Posted October 27, 2010 by David Cathey Comment on this article Leave a comment

Up until today, the Texas Rangers Baseball Club had two major impacts on my life: They are my favorite team in the American League and they introduced me to nachos

Up until I was eight, we lived in San Diego — thanks to the U.S. Navy — and attended many San Diego Padres games. If we didn’t go to the Boll Weevil before the game for a Steerburger, which was my preference,  I was bound to eat a hot dog. Probably peanuts, too. A box of Cracker Jack if dad had one too many Olympia Golds. Two Olympia Golds and I’d get a pennant or a helmet.

By 1977, we’d moved to Texas.  It took me a while to take a liking to the Rangers. What I didn’t know was in that same year the snack tide shifted at Arlington Stadium, an uninspired place for the even less-inspired Texas Rangers. That’s where stadium nachos were introduced and Rico’s cheese began a crusade to corner the softened, processed cheese market.

It took until 1982 for me to make it up from Austin to Arlington for a game. My uncle Ben, who as far as I know had zero proclivity for serving rice, ordered us some nachos. Everything changed. I already loved chips as a 13-year-old so this substitution of gooey cheese mixed with pickled jalapenos was right down my alley. I think it was probably that day I started loving the Rangers.

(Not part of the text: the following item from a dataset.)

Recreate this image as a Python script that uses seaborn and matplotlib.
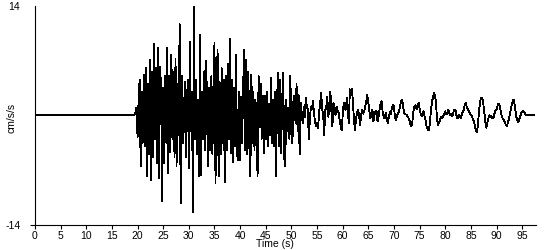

It wasn’t until uncle Ben died four years later that I became an addict for the star-crossed franchise. After his funeral, we stayed with my aunt Polly for a couple weeks to help her cope with the loss as they never had children other than black-hearted Scottish Terrier named Barty.

As my aunt and parents went over her options and helped her prepare her house for sale, I was left in the TV room, decorated in curios from Ben and Polly’s travels around the U.S., watching Texas Rangers baseball on the Gaylord family’s Channel 11. I watched rookies Ruben Sierra and ex-Oklahoma State starPete Incaviglia along with former Sooner standout Bobby Witt and knuckleballer Charlie Hough. The team brimmed with young promise that despite later additions like Nolan Ryan, Pudge Rodriguez and Juan Gonzalez would be a team known far more for its failures than its successes.

It seems like yesterday when fellow ex-Oklahoman Sports Desk staffers and Ranger fans Jim Stafford and Chris Maxon (Confession time, Chris: It was I whom you were bidding against for what turned out to be a tiny retro Rangers pennant. Didn’t have the heart to tell you, sorry!) would join me at a south-facing window in the Oklahoman building to listen to a scratchy radio broadcast of Rangers baseball, hoping to hear the dearly departed Mark Holtz holler, “Hello, win column!”